YOUR INSTRUCTIONS ->
Retype exactly what runs from the first line of the data to the line with "0.593, 0.726, 0.738, 0.226]", keeping both of those lines and skipping pictures.

DATA ->
>> START
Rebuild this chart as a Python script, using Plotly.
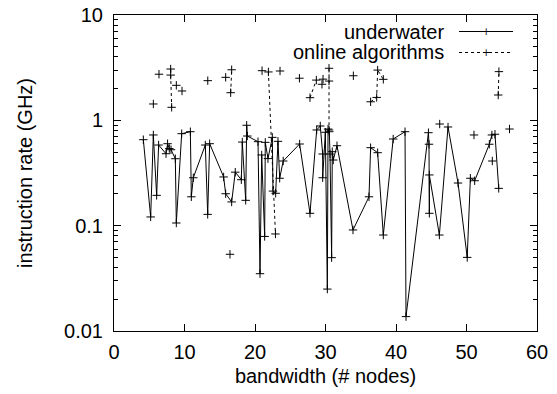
import plotly.graph_objects as go

# underwater series (x: bandwidth, y: instruction rate GHz)
uw_x = [4.16, 5.2, 5.58, 6.05, 6.33, 7.38, 7.6, 7.85, 8.09, 8.7, 8.84, 9.6, 10.83, 10.97, 11.25,
        12.95, 13.29, 13.57, 15.55, 15.84, 16.69, 17.2, 18.06, 18.2, 18.68, 18.82, 18.91,
        20.43, 20.71, 20.95, 21.37, 21.46, 21.84, 22.46, 22.55, 22.93, 23.26, 23.5, 24.0,
        26.33, 27.8, 28.75, 29.26, 29.6, 29.6, 29.98, 30.26, 30.36, 30.54, 30.64, 30.87,
        30.96, 31.1, 31.63, 33.9, 36.17, 36.4, 37.4, 38.2, 39.6, 41.28, 41.42, 44.6, 44.68,
        44.73, 44.73, 46.15, 47.38, 48.8, 50.1, 50.55, 51.16, 53.24, 53.6, 54.04, 54.57]
uw_y = [0.655, 0.121, 0.726, 0.194, 0.583, 0.482, 0.60, 0.54, 0.526, 0.432, 0.106, 0.747, 0.78,
        0.188, 0.285, 0.583, 0.128, 0.60, 0.29, 0.201, 0.168, 0.322, 0.273, 0.622, 0.174,
        0.898, 0.71, 0.627, 0.035, 0.469, 0.079, 0.618, 0.433, 0.689, 0.213, 0.203, 0.632,
        0.282, 0.411, 0.596, 0.131, 0.81, 0.884, 0.479, 0.285, 0.77, 0.025, 0.827, 0.78,
        0.479, 0.0497, 0.504, 0.42, 0.574, 0.091, 0.188, 0.55, 0.493, 0.0815, 0.665, 0.78,
        0.0137, 0.763, 0.593, 0.131, 0.303, 0.0815, 0.865, 0.254, 0.050, 0.282, 0.267,
        0.593, 0.726, 0.738, 0.226]

# online algorithms series (None = break in the line)
oa_x = [5.58, None, 6.38, None, 8.04, 8.04, 8.18, None, 8.84, None, 9.65, None, 13.3, None,
        15.84, None, 16.45, None, 16.55, 16.69, None, 21.0, None, 21.9, 22.9, None, 23.55, None,
        26.3, None, 27.8, 28.7, None, 29.5, None, 29.65, None, 30.5, 30.5, 30.5, None, 33.95, None,
        36.4, 37.26, 37.4, 38.2, None, 46.2, None, 51.06, None, 53.66, None, 54.5, 54.6, None, 56.1]
oa_y = [1.43, None, 2.74, None, 3.07, 2.69, 1.33, None, 2.15, None, 1.90, None, 2.38, None,
        2.56, None, 0.0535, None, 1.83, 3.02, None, 2.96, None, 2.88, 0.0834, None, 2.94, None,
        2.51, None, 1.64, 2.41, None, 2.20, None, 2.46, None, 3.12, 2.36, 0.81, None, 2.65, None,
        1.50, 1.65, 3.0, 2.45, None, 0.923, None, 0.726, None, 0.411, None, 1.74, 2.90, None, 0.827]

x_ticks = [0, 10, 20, 30, 40, 50, 60]
y_ticks = [0.01, 0.1, 1, 10]
y_ticktext = ["0.01", "0.1", "1", "10"]
y_minor = [m * 10 ** e for e in (-2, -1, 0) for m in range(2, 10)]

FONT = "Liberation Sans, Arial, Helvetica, sans-serif"
FS = 20
mk = dict(symbol="cross-thin", size=6, line=dict(width=1, color="black"), color="black")

fig = go.Figure()
fig.add_trace(go.Scatter(x=uw_x, y=uw_y, mode="lines+markers", name="underwater",
                         line=dict(color="black", width=1), marker=mk, showlegend=False))
fig.add_trace(go.Scatter(x=oa_x, y=oa_y, mode="lines+markers", name="online algorithms",
                         line=dict(color="black", width=1, dash="dot"), marker=mk,
                         connectgaps=False, showlegend=False))

# gnuplot-style key (text right, sample on the right)
key = [("underwater", "solid", 0.0), ("online algorithms", "dot", 1.0)]
for label, dash, i in key:
    yk = 1 - (16.5 + 21 * i) / 316
    fig.add_annotation(xref="paper", yref="paper", x=(446 - 114) / 423, y=yk, text=label,
                       showarrow=False, xanchor="right", yanchor="middle",
                       font=dict(family=FONT, size=FS, color="black"))
    fig.add_shape(type="line", xref="paper", yref="paper",
                  x0=(459 - 114) / 423, x1=(513 - 114) / 423, y0=yk, y1=yk,
                  line=dict(color="black", width=1, dash=dash))
    fig.add_annotation(xref="paper", yref="paper", x=(486 - 114) / 423, y=yk, text="+",
                       showarrow=False, xanchor="center", yanchor="middle",
                       font=dict(family="DejaVu Sans", size=10, color="black"))

axis_common = dict(showgrid=False, zeroline=False, showline=True, linecolor="black",
                   linewidth=1, mirror="allticks", ticks="inside", ticklen=7,
                   tickcolor="black", automargin=False,
                   tickfont=dict(family=FONT, size=FS, color="black"))
fig.update_xaxes(range=[0, 60], tickvals=x_ticks, ticklabelstandoff=3,
                 title=dict(text="bandwidth (# nodes)", font=dict(family=FONT, size=FS, color="black"),
                            standoff=6),
                 **axis_common)
fig.update_yaxes(type="log", range=[-2, 1], tickvals=y_ticks, ticktext=y_ticktext,
                 ticklabelstandoff=6,
                 minor=dict(tickvals=y_minor, ticks="inside", ticklen=4, tickcolor="black"),
                 title=dict(text="instruction rate (GHz)", font=dict(family=FONT, size=FS, color="black"),
                            standoff=26),
                 **axis_common)
fig.update_layout(width=557, height=394, margin=dict(l=114, r=20, t=15, b=63),
                  plot_bgcolor="white", paper_bgcolor="white", showlegend=False)
fig.write_html("out.html")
>> END
SOLUTION BELOW ->
Rebuild this chart as a Python script, using Plotly.
import plotly.graph_objects as go

# underwater series (x: bandwidth, y: instruction rate GHz)
uw_x = [4.16, 5.2, 5.58, 6.05, 6.33, 7.38, 7.6, 7.85, 8.09, 8.7, 8.84, 9.6, 10.83, 10.97, 11.25,
        12.95, 13.29, 13.57, 15.55, 15.84, 16.69, 17.2, 18.06, 18.2, 18.68, 18.82, 18.91,
        20.43, 20.71, 20.95, 21.37, 21.46, 21.84, 22.46, 22.55, 22.93, 23.26, 23.5, 24.0,
        26.33, 27.8, 28.75, 29.26, 29.6, 29.6, 29.98, 30.26, 30.36, 30.54, 30.64, 30.87,
        30.96, 31.1, 31.63, 33.9, 36.17, 36.4, 37.4, 38.2, 39.6, 41.28, 41.42, 44.6, 44.68,
        44.73, 44.73, 46.15, 47.38, 48.8, 50.1, 50.55, 51.16, 53.24, 53.6, 54.04, 54.57]
uw_y = [0.655, 0.121, 0.726, 0.194, 0.583, 0.482, 0.60, 0.54, 0.526, 0.432, 0.106, 0.747, 0.78,
        0.188, 0.285, 0.583, 0.128, 0.60, 0.29, 0.201, 0.168, 0.322, 0.273, 0.622, 0.174,
        0.898, 0.71, 0.627, 0.035, 0.469, 0.079, 0.618, 0.433, 0.689, 0.213, 0.203, 0.632,
        0.282, 0.411, 0.596, 0.131, 0.81, 0.884, 0.479, 0.285, 0.77, 0.025, 0.827, 0.78,
        0.479, 0.0497, 0.504, 0.42, 0.574, 0.091, 0.188, 0.55, 0.493, 0.0815, 0.665, 0.78,
        0.0137, 0.763, 0.593, 0.131, 0.303, 0.0815, 0.865, 0.254, 0.050, 0.282, 0.267,
        0.593, 0.726, 0.738, 0.226]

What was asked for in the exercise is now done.